Something I found interesting while talking with physically-distant online friends tonight: Music can bring people together, across great distances. Shared experience in general, in fact. There's just something cool and familiar about two folks online, halfway across the planet, listening to the same piece of music and talking about it together. Even though you may feel different things and lead vastly different local lives, there's a sense of togetherness with another person or persons. Personality to personality.

At the same time -- weather separates, as do many 'local phenomena'. Talking about local-environment things suddenly points out just how far apart people are, physically. A storm can bond your local community together, from the shared-war-stories in the workplace to that "everybody is watching the news" feel. At the same time, talking to a friend far across the globe who's in sunny skies... it's just so different. Telling them about the wind, the rain, the experience of it all... it's just numbers and prose. Similarly, hearing of their bright sunny day while in the middle of your stormy night just feels terribly detached.

I think it has to do with experiences within the mind vs. experiences to the body. The former can be shared electronically (over TV, radio, internet, telephone), and have emotional attachment through distance. The later really only 'clicks' with those near and in the same situation.

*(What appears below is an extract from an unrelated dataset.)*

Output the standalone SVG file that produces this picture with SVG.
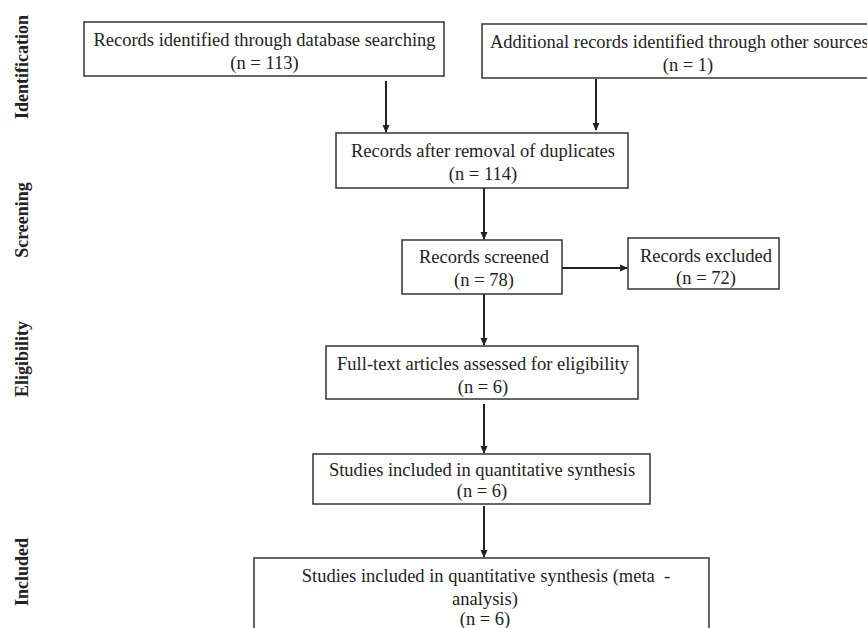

Again, with the 3am musings of pointlessness, harrumf! Mind me not.

Date: 2002-12-16 05:22 am (UTC)
From: [identity profile] kibbles.livejournal.com
I love reading the musings of a mom in Australia in my friends list -- our children are days apart, and as I am struggling with snowsuits, she is writing about kiddy pools. :) Makes me smile -- I even dreamed that Lily (her little girl) had to put on a snowsuit, in the heat of Darwin, Australia!

Weird.

Date: 2002-12-16 06:55 am (UTC)
From: [identity profile] perlandria.livejournal.com
May I memory this? Your first paragraph captured the feeling of last night's storm very well.

Date: 2002-12-16 11:08 am (UTC)
From: [identity profile] traveller-blues.livejournal.com
It's also the way we report the data -- weather, natch, is nominally reported by numbers and states; music has words and melodies that weave within the words. Look at it this way:

It's easier to report the weather than to sing a song.
Going from simple to complex, saying 'It was a dark and stormy night' won't convey the feeling of the storm properly -- but as Perlandria said, you did, above.

It's possible to convert a song down to its electronic data equivlalents
'The music is now 440hz for .2 seconds, 350hz for .4 seconds, 505hz for .3 seconds', but you wouldn't ever do that on the radio.

It's all in the presentation. :)

-Traveller.

Date: 2002-12-16 11:14 am (UTC)
From: [identity profile] smackjackal.livejournal.com
I thought the wind was seriously trying to blow my house down!

Date: 2002-12-18 12:06 am (UTC)
From: [identity profile] kiala.livejournal.com
It was great! My first night here too ^_^

Date: 2002-12-16 03:11 pm (UTC)
From: [identity profile] impytoes.livejournal.com
I love the wind - storms, gusts, even tornados.

Its so frightening strong and so sensously soft and sometimes I can hear it just in the tree tops outside my house - not even touching the ground.

Date: 2002-12-16 03:23 pm (UTC)
From: [identity profile] pobig.livejournal.com
Alas, it was all very attenuated and sedate in the depths of Sunnyvale. Lots of rain and a little wind, and some thunder and lightning late Saturday night.